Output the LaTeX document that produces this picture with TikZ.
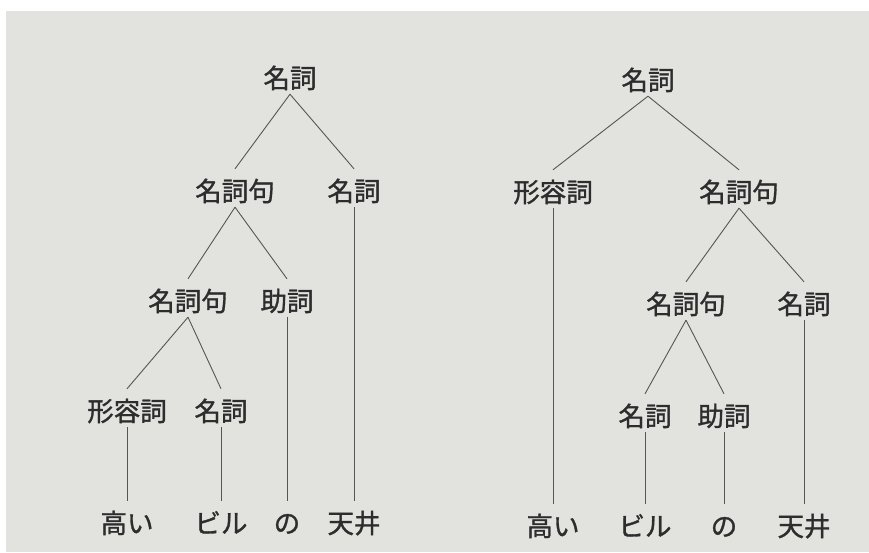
\documentclass[tikz,border=0pt]{standalone}
\usepackage{fontspec}
\newfontfamily\jpfont[FakeBold=1.2]{Noto Sans CJK JP}
\definecolor{pagegray}{RGB}{226,226,223}
\definecolor{inkgray}{RGB}{45,45,45}
\definecolor{linegray}{RGB}{85,85,85}

\begin{document}
\begin{tikzpicture}[x=1pt, y=-1pt,
    cat/.style={anchor=base, inner sep=0pt, text height=32pt, text depth=6pt,
      font=\jpfont\fontsize{26.5}{30}\selectfont, text=inkgray},
    br/.style={draw=linegray, line width=0.9pt}]
    %page
    \useasboundingbox (0,0) rectangle (869,552);
    \fill[white] (0,0) rectangle (869,552);
    \fill[pagegray] (6,11) rectangle (869,552);

    %left tree
    \node[cat] at (290,88) (Lroot){名詞};
    \node[cat] at (235,201) (Lnpa){名詞句};
    \node[cat] at (354,201) (Lnb){名詞};
    \node[cat] at (188,311) (Lnpb){名詞句};
    \node[cat] at (287,311) (Lpa){助詞};
    \node[cat] at (127,421) (Ladj){形容詞};
    \node[cat] at (221,421) (Lnc){名詞};
    \node[cat] at (127,533) (Lw1){高い};
    \node[cat] at (221,533) (Lw2){ビル};
    \node[cat] at (287,533) (Lw3){の};
    \node[cat] at (354,533) (Lw4){天井};
    \draw[br] (Lroot.south) -- (Lnpa.north);
    \draw[br] (Lroot.south) -- (Lnb.north);
    \draw[br] (Lnpa.south) -- (Lnpb.north);
    \draw[br] (Lnpa.south) -- (Lpa.north);
    \draw[br] (Lnpb.south) -- (Ladj.north);
    \draw[br] (Lnpb.south) -- (Lnc.north);
    \draw[br] (Ladj.south) -- (Lw1.north);
    \draw[br] (Lnc.south) -- (Lw2.north);
    \draw[br] (Lpa.south) -- (Lw3.north);
    \draw[br] (Lnb.south) -- (Lw4.north);

    %right tree
    \node[cat] at (648,90) (Rroot){名詞};
    \node[cat] at (553,202) (Radj){形容詞};
    \node[cat] at (739,202) (Rnpa){名詞句};
    \node[cat] at (686,314) (Rnpb){名詞句};
    \node[cat] at (804,314) (Rnb){名詞};
    \node[cat] at (645,426) (Rnc){名詞};
    \node[cat] at (724,426) (Rpa){助詞};
    \node[cat] at (553,536) (Rw1){高い};
    \node[cat] at (645,536) (Rw2){ビル};
    \node[cat] at (724,536) (Rw3){の};
    \node[cat] at (804,536) (Rw4){天井};
    \draw[br] (Rroot.south) -- (Radj.north);
    \draw[br] (Rroot.south) -- (Rnpa.north);
    \draw[br] (Rnpa.south) -- (Rnpb.north);
    \draw[br] (Rnpa.south) -- (Rnb.north);
    \draw[br] (Rnpb.south) -- (Rnc.north);
    \draw[br] (Rnpb.south) -- (Rpa.north);
    \draw[br] (Radj.south) -- (Rw1.north);
    \draw[br] (Rnc.south) -- (Rw2.north);
    \draw[br] (Rpa.south) -- (Rw3.north);
    \draw[br] (Rnb.south) -- (Rw4.north);
  \end{tikzpicture}
\end{document}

+ + +

— PROBLEM TO WORK ON —
Return each line of the data, keeping its wording exact and omitting pictures.

— COMPLETED EXERCISE —
Output the LaTeX document that produces this picture with TikZ.
\documentclass[tikz,border=0pt]{standalone}
\usepackage{fontspec}
\newfontfamily\jpfont[FakeBold=1.2]{Noto Sans CJK JP}
\definecolor{pagegray}{RGB}{226,226,223}
\definecolor{inkgray}{RGB}{45,45,45}
\definecolor{linegray}{RGB}{85,85,85}

\begin{document}
\begin{tikzpicture}[x=1pt, y=-1pt,
    cat/.style={anchor=base, inner sep=0pt, text height=32pt, text depth=6pt,
      font=\jpfont\fontsize{26.5}{30}\selectfont, text=inkgray},
    br/.style={draw=linegray, line width=0.9pt}]
    %page
    \useasboundingbox (0,0) rectangle (869,552);
    \fill[white] (0,0) rectangle (869,552);
    \fill[pagegray] (6,11) rectangle (869,552);

    %left tree
    \node[cat] at (290,88) (Lroot){名詞};
    \node[cat] at (235,201) (Lnpa){名詞句};
    \node[cat] at (354,201) (Lnb){名詞};
    \node[cat] at (188,311) (Lnpb){名詞句};
    \node[cat] at (287,311) (Lpa){助詞};
    \node[cat] at (127,421) (Ladj){形容詞};
    \node[cat] at (221,421) (Lnc){名詞};
    \node[cat] at (127,533) (Lw1){高い};
    \node[cat] at (221,533) (Lw2){ビル};
    \node[cat] at (287,533) (Lw3){の};
    \node[cat] at (354,533) (Lw4){天井};
    \draw[br] (Lroot.south) -- (Lnpa.north);
    \draw[br] (Lroot.south) -- (Lnb.north);
    \draw[br] (Lnpa.south) -- (Lnpb.north);
    \draw[br] (Lnpa.south) -- (Lpa.north);
    \draw[br] (Lnpb.south) -- (Ladj.north);
    \draw[br] (Lnpb.south) -- (Lnc.north);
    \draw[br] (Ladj.south) -- (Lw1.north);
    \draw[br] (Lnc.south) -- (Lw2.north);
    \draw[br] (Lpa.south) -- (Lw3.north);
    \draw[br] (Lnb.south) -- (Lw4.north);

    %right tree
    \node[cat] at (648,90) (Rroot){名詞};
    \node[cat] at (553,202) (Radj){形容詞};
    \node[cat] at (739,202) (Rnpa){名詞句};
    \node[cat] at (686,314) (Rnpb){名詞句};
    \node[cat] at (804,314) (Rnb){名詞};
    \node[cat] at (645,426) (Rnc){名詞};
    \node[cat] at (724,426) (Rpa){助詞};
    \node[cat] at (553,536) (Rw1){高い};
    \node[cat] at (645,536) (Rw2){ビル};
    \node[cat] at (724,536) (Rw3){の};
    \node[cat] at (804,536) (Rw4){天井};
    \draw[br] (Rroot.south) -- (Radj.north);
    \draw[br] (Rroot.south) -- (Rnpa.north);
    \draw[br] (Rnpa.south) -- (Rnpb.north);
    \draw[br] (Rnpa.south) -- (Rnb.north);
    \draw[br] (Rnpb.south) -- (Rnc.north);
    \draw[br] (Rnpb.south) -- (Rpa.north);
    \draw[br] (Radj.south) -- (Rw1.north);
    \draw[br] (Rnc.south) -- (Rw2.north);
    \draw[br] (Rpa.south) -- (Rw3.north);
    \draw[br] (Rnb.south) -- (Rw4.north);
  \end{tikzpicture}
\end{document}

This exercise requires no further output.